Modify your config file with the details for your site:

GENERAL CONFIG

Config option Description
SiteName The name of your site, this is for display only and gets used in the output for easier identification
UseLocalFile yes (default) / no
LocalSitemapFile File path + name relative to this directory
DownloadSitemap yes / no (default)
RemoteSitemapUrl The url of the sitemap hosted on your website
OutputToFile yes (default) / no
OutputFileName Name of the file that the results will store. Can be placed elsewhere using relative path
LogfileDirectory The directory where logs will be saved, ensure you have the correct permissions for the directory. The script will a directories per site, ie: <LogFileDirectory>/Broken-Link-Crawler/<SiteName>/<date-of-scan>

EMAIL CONFIG

Config option Description
EmailOutput yes (default) / no
SMTPDomain The domain that will be used to send these emails from (eg. smtp.gmail.com or smtp.mailtrap.io)
AdminEmailAddress The address of that emails will be sent from
AdminEmailPassword The password of the Admins email account -> PLAIN TEXT!
RecipientEmailAddresses The recipient(s) email where the output gets sent to. Separate multiple emails with ','

AUTH CONFIG

For sites that are protected behind a username and password, you can authenticate by providing the username and password in the config.

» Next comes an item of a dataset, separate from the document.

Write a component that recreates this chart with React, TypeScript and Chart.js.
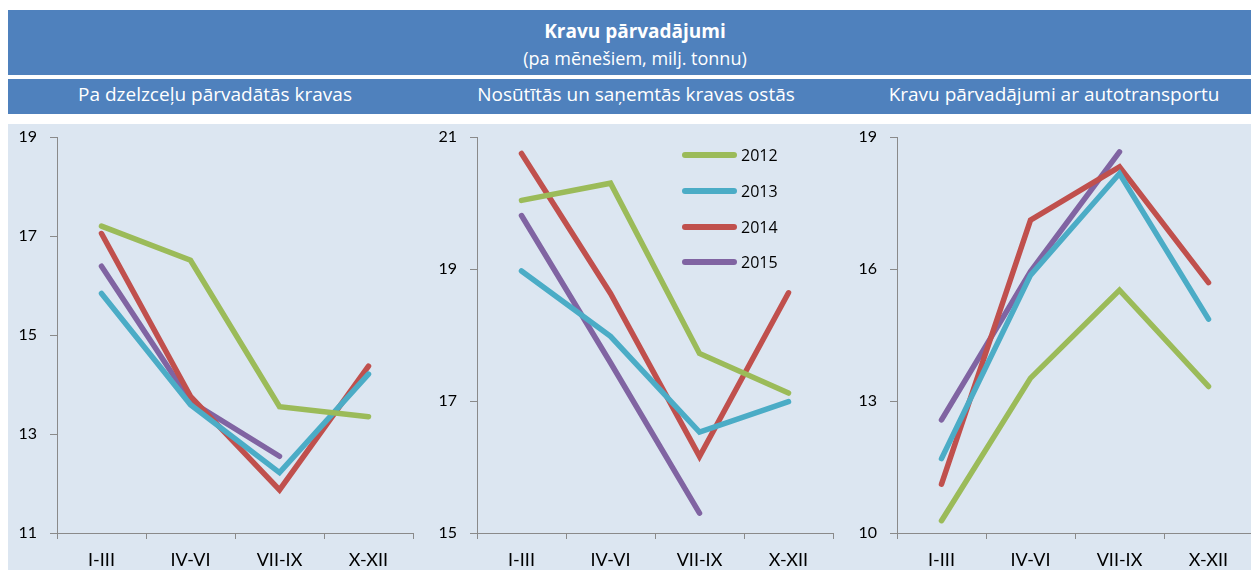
import React, { useEffect, useRef } from "react";
import { Chart, registerables } from "chart.js";

Chart.register(...registerables);

// ---------- data ----------
const categories = ["I-III", "IV-VI", "VII-IX", "X-XII"];
const years = ["2012", "2013", "2014", "2015"];

// Pa dzelzceļu pārvadātās kravas
const rail2012 = [17.2, 16.51, 13.55, 13.35];
const rail2013 = [15.84, 13.59, 12.22, 14.21];
const rail2014 = [17.05, 13.76, 11.87, 14.37];
const rail2015 = [16.39, 13.66, 12.55, null];

// Nosūtītās un saņemtās kravas ostās
const port2012 = [20.04, 20.3, 17.72, 17.12];
const port2013 = [18.97, 17.98, 16.53, 16.99];
const port2014 = [20.75, 18.63, 16.16, 18.64];
const port2015 = [19.81, 17.58, 15.3, null];

// Kravu pārvadājumi ar autotransportu
const road2012 = [10.28, 13.52, 15.52, 13.33];
const road2013 = [11.69, 15.86, 18.17, 14.86];
const road2014 = [11.11, 17.11, 18.32, 15.69];
const road2015 = [12.57, 15.94, 18.66, null];

const railTicks = { min: 11, max: 19, step: 2 };
const portTicks = { min: 15, max: 21, step: 2 };
const roadTicks = { min: 10, max: 19, step: 3 };

const mainTitle = "Kravu pārvadājumi";
const subTitle = "(pa mēnešiem, milj. tonnu)";
const panelTitles = [
  "Pa dzelzceļu pārvadātās kravas",
  "Nosūtītās un saņemtās kravas ostās",
  "Kravu pārvadājumi ar autotransportu",
];

// ---------- styles ----------
const colors = ["#9BBB59", "#4BACC6", "#C0504D", "#8064A2"];
const headerBlue = "#4F81BD";
const panelBg = "#DCE6F1";
const axisColor = "#8a8a8a";
const FONT = "'Open Sans', Lato, sans-serif";
const TICKFONT = "Lato, 'Open Sans', sans-serif";

type PanelProps = {
  series: (number | null)[][];
  min: number;
  max: number;
  step: number;
  left: number;
};

function Panel({ series, min, max, step, left }: PanelProps) {
  const ref = useRef<HTMLCanvasElement | null>(null);
  useEffect(() => {
    if (!ref.current) return;
    const chart = new Chart(ref.current, {
      type: "line",
      data: {
        labels: categories,
        datasets: series.map((d, i) => ({
          label: years[i],
          data: d,
          borderColor: colors[i],
          backgroundColor: colors[i],
          borderWidth: 5.5,
          pointRadius: 0,
          pointHoverRadius: 0,
          borderCapStyle: "round",
          borderJoinStyle: "miter",
          tension: 0,
          spanGaps: false,
          fill: false,
        })),
      },
      options: {
        animation: false,
        responsive: false,
        maintainAspectRatio: false,
        layout: { padding: { top: 13, right: 7, left: 0, bottom: 0 } },
        plugins: {
          legend: { display: false },
          tooltip: { enabled: false },
          title: { display: false },
        },
        scales: {
          x: {
            offset: true,
            grid: {
              display: true,
              drawOnChartArea: false,
              drawTicks: true,
              tickLength: 6,
              offset: true,
              color: axisColor,
            },
            border: { display: true, color: axisColor, width: 1 },
            ticks: {
              font: { family: TICKFONT, size: 18 },
              color: "#000",
              padding: 10,
              maxRotation: 0,
              autoSkip: false,
            },
            afterFit: (s: any) => {
              s.height = 37;
              s.paddingLeft = 0;
              s.paddingRight = 0;
            },
          },
          y: {
            min,
            max,
            grid: {
              display: true,
              drawOnChartArea: false,
              drawTicks: true,
              tickLength: 7,
              color: axisColor,
            },
            border: { display: true, color: axisColor, width: 1 },
            ticks: {
              stepSize: step,
              font: { family: TICKFONT, size: 16 },
              color: "#000",
              padding: 13,
            },
            afterFit: (s: any) => {
              s.width = 57;
              s.paddingTop = 0;
              s.paddingBottom = 0;
            },
          },
        },
      },
    } as any);
    return () => chart.destroy();
  }, []);
  return (
    <canvas
      ref={ref}
      width={420}
      height={446}
      style={{ position: "absolute", left, top: 124, width: 420, height: 446, display: "block" }}
    />
  );
}

const legendYs = [155, 191, 227, 262];

export default function App() {
  return (
    <div
      style={{
        position: "fixed",
        left: 0,
        top: 0,
        width: 1251,
        height: 570,
        overflow: "hidden",
        background: "#fff",
        fontFamily: FONT,
      }}
    >
      {/* header */}
      <div
        style={{
          position: "absolute",
          left: 8,
          top: 10,
          width: 1243,
          height: 65,
          background: headerBlue,
          color: "#fff",
          textAlign: "center",
        }}
      >
        <div style={{ position: "absolute", left: 11, right: 0, top: 8.6, fontSize: 19, fontWeight: 700, lineHeight: "24px", whiteSpace: "nowrap" }}>
          {mainTitle}
        </div>
        <div style={{ position: "absolute", left: 11, right: 0, top: 36, fontSize: 18, lineHeight: "24px", whiteSpace: "nowrap" }}>
          {subTitle}
        </div>
      </div>
      {/* sub-header band */}
      <div
        style={{
          position: "absolute",
          left: 8,
          top: 79,
          width: 1243,
          height: 35,
          background: headerBlue,
        }}
      />
      {[215, 636, 1054].map((cx, i) => (
        <div
          key={i}
          style={{
            position: "absolute",
            left: cx - 200,
            width: 400,
            top: 82,
            textAlign: "center",
            color: "#fff",
            fontSize: 19,
            lineHeight: "24px",
            whiteSpace: "nowrap",
          }}
        >
          {panelTitles[i]}
        </div>
      ))}
      {/* panel background */}
      <div
        style={{
          position: "absolute",
          left: 8,
          top: 124,
          width: 1243,
          height: 446,
          background: panelBg,
        }}
      />
      <Panel series={[rail2012, rail2013, rail2014, rail2015]} min={railTicks.min} max={railTicks.max} step={railTicks.step} left={0} />
      <Panel series={[port2012, port2013, port2014, port2015]} min={portTicks.min} max={portTicks.max} step={portTicks.step} left={420} />
      <Panel series={[road2012, road2013, road2014, road2015]} min={roadTicks.min} max={roadTicks.max} step={roadTicks.step} left={840} />
      {/* legend */}
      {years.map((y, i) => (
        <React.Fragment key={y}>
          <div
            style={{
              position: "absolute",
              left: 682,
              top: legendYs[i] - 3,
              width: 55,
              height: 6,
              borderRadius: 3,
              background: colors[i],
            }}
          />
          <div
            style={{
              position: "absolute",
              left: 741,
              top: legendYs[i] - 11,
              fontSize: 16,
              lineHeight: "22px",
              color: "#000",
            }}
          >
            {y}
          </div>
        </React.Fragment>
      ))}
    </div>
  );
}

WARNING These are stored in plain text, so the right priviledges should be granted to keep them as secure as possible.

Config option Description
SiteUsername The username for the protected site
SitePassword The password for the protected site -> Plain Text

To run the script, ensure you have python (min <2.7) installed and run: python3 linkChecker.py

MULTI CONFIGS

You can pass the config file name as a Command line argument, this is useful for multiple sites with a config for each site. ie:

python3 linkchecker.py mysite.ini

python3 linkchecker.py mysecondsite.ini

Graphical interface

Enter the Broker-Link-Crawler directory, and run: python3 main.py

From here you can enter or browse for the filename of the XML sitemap, and click enter.

HTTP Auth

If your site has http authentication, then you will be asked to enter the username and password for the site. These details are not stored.

The script will carry out the test on every url, and then output a report of all the broken links found.

MailTrap

Mailtrap(https://mailtrap.io/) is a fake SMTP server for development teams to test, view and share emails sent from the development and staging environments without spamming.

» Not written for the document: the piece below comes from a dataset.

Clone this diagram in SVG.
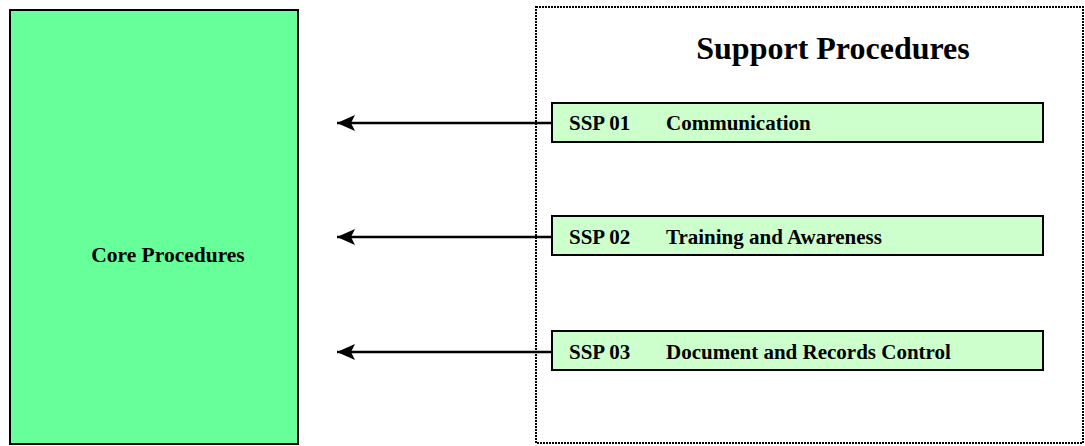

WARNING These are stored in plain text, so the right priviledges should be granted to keep them as secure as possible.

Config option Description
EmailOutput yes (default)
SMTPDomain smtp.mailtrap.io
AdminEmailAddress e343dbe4d45b50
AdminEmailPassword 65bc8ce20b3425
RecipientEmailAddresses kaushalshah1307-06c563@inbox.mailtrap.io or one that you have setup for yourself

If all has been set correctly, you can login to the mailtrap.io website and can see the emails coming thru.